A visitor tests the Angry Birds games application on a Research In Motion Blackberry Playbook tablet device. (Chris Ratcliffe/BLOOMBERG)

“Angry Birds” creator Rovio announced Tuesday that it has bought game developer Futuremark Games Studio. The Verge reports:

Fresh off the impressive debut of Angry Birds Space, which saw ten million downloads in its first three days after release, Rovio Entertainment today announced the acquisition of Futuremark Games Studio. Prior to the buyout, the studio had served as the gaming arm of benchmarking software company Futuremark and released a small number of titles across PC, iOS, Android, and Xbox Live Arcade. The move will add the Futuremark Games Studio team to Rovio's fleet of talent while allowing Futuremark to focus on its 3DMark benchmarking toolkit, a new version of which is due later this year. No financial terms of the deal have been disclosed, but we get the sense that Rovio can probably afford to throw some money around these days.

The news comes on the heels of another milestone for the Rovio family. The company’s “Angry Birds Space” game, which launched on Thursday, received 10 million downloads in three days, VentureBeat.com reports:

By getting 10 million downloads in three days, Angry Birds Space has vaulted the mobile game business into the stratosphere of [bona fide] entertainment blockbusters.
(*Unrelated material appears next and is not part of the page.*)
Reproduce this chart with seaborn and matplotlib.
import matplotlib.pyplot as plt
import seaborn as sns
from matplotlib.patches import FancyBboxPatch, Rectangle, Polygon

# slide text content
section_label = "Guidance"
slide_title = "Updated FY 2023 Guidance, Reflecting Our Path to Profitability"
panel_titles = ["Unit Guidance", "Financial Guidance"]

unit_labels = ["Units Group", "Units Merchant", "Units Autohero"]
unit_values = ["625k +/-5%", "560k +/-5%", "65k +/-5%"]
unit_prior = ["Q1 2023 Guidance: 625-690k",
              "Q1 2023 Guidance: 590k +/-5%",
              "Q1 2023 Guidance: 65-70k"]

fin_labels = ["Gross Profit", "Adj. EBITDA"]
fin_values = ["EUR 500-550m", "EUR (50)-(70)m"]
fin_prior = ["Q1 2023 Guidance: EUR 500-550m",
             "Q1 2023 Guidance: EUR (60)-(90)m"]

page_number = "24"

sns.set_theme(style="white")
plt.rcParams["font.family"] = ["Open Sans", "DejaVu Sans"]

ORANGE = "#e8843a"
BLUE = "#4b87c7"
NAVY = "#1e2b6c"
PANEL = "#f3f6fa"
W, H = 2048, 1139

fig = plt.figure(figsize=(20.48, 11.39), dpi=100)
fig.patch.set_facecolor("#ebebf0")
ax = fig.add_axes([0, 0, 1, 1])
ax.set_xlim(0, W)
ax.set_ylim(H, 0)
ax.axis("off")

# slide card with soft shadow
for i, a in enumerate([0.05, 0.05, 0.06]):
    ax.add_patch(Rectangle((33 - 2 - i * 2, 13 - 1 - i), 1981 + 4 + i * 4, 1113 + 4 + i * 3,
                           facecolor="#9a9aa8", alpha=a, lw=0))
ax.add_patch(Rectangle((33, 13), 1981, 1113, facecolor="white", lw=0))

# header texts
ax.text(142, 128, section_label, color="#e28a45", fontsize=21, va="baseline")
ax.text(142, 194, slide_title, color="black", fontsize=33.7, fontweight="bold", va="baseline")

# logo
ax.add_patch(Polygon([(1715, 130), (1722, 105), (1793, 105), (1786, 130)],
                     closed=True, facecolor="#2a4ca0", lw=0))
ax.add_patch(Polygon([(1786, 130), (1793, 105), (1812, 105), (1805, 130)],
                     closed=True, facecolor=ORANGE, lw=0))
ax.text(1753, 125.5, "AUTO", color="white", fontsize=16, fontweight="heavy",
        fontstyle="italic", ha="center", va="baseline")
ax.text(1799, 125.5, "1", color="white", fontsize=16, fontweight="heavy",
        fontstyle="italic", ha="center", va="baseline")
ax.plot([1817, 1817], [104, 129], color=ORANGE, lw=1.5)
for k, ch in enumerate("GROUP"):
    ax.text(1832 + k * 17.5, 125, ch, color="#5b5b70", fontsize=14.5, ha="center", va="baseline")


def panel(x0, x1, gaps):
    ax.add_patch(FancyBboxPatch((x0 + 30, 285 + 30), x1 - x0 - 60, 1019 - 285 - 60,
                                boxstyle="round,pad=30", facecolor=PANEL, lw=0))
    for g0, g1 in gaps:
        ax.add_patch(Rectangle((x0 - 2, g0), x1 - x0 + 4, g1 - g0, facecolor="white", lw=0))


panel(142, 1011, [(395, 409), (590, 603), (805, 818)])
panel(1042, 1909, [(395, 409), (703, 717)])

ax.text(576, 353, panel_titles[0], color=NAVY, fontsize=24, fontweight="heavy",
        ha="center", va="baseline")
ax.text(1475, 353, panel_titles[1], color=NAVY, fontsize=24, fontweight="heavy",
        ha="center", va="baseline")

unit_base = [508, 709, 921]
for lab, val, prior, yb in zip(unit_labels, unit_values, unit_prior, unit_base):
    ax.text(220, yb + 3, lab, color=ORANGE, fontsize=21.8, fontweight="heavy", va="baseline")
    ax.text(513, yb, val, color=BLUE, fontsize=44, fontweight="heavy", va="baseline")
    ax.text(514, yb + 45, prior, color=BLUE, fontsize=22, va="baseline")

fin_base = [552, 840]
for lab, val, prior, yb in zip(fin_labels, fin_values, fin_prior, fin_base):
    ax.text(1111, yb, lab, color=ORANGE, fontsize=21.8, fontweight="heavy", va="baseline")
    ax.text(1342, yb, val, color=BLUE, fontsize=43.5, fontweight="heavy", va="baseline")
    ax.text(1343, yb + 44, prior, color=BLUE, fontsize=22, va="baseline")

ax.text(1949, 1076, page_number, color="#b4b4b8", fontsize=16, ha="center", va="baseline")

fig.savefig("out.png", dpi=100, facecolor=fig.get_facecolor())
It’s hard to calculate how much money the game has generated because prices range from 99 cents for Angry Birds Space on iOS to $6 on Windows PCs. At $10 million at a minimum, that puts Rovio in a different league among mobile game publishers.

Still, the mobile game industry is still young and its revenues are still much smaller when viewed against the backdrop of other entertainment hits. If it were a movie’s opening weekend, the $10 million take wouldn’t be so impressive, as Hollywood’s The Hunger Games proved over the weekend with box office receipts of $155 million.

And in its first 24 hours, Call of Duty: Modern Warfare 3 generated $400 million in its first 24 hours of sales on the PC and consoles in November.

But looked at from the sheer number of users, Rovio’s 10 million customers is impressive. The Modern Warfare 3 user count was just 6.5 million people making purchases in the first 24 hours. All told, Rovio has reached far more users across the globe, with more than 700 million downloads of the whole Angry Birds series since December 2010.

Rovio’s newest game won’t be available on Microsoft’s Windows Phone though, Bloomberg reports:

The new “Angry Birds Space” edition of the world’s most popular mobile-phone game won’t appear on Microsoft Corp.’s Windows Phone platform in a blow to handset maker Nokia Oyj.

“We’re the No. 1 app in the Windows Phone app store, but it’s a big undertaking to support it, and you have to completely rewrite the application,” Peter Vesterbacka, chief marketing officer of the game’s maker, Rovio Entertainment Oy, said in an interview on Bloomberg Television. Rovio, which yesterday started selling the game for Apple Inc.’s iPhone and handsets running Google Inc.’s Android platform, has no plans to release “Angry Birds Space” on Windows Phone, he said.

Nokia is betting on the Windows Phone operating system to revive its struggling smartphone business. The lack of “Angry Birds” may make it more difficult for the company, based in the same Espoo, Finland-based office park as Rovio, to attract gaming-oriented users and persuade developers that its platform is growing.

“This is a worrying development for Windows Phone because it suggests that Rovio does not have much confidence in its future,” Nomura analyst Richard Windsor said today in a report. “As the standard version is already number one on the Windows Phone app store, it gives a strong indication that no one else will expect to be making money writing for this platform either.”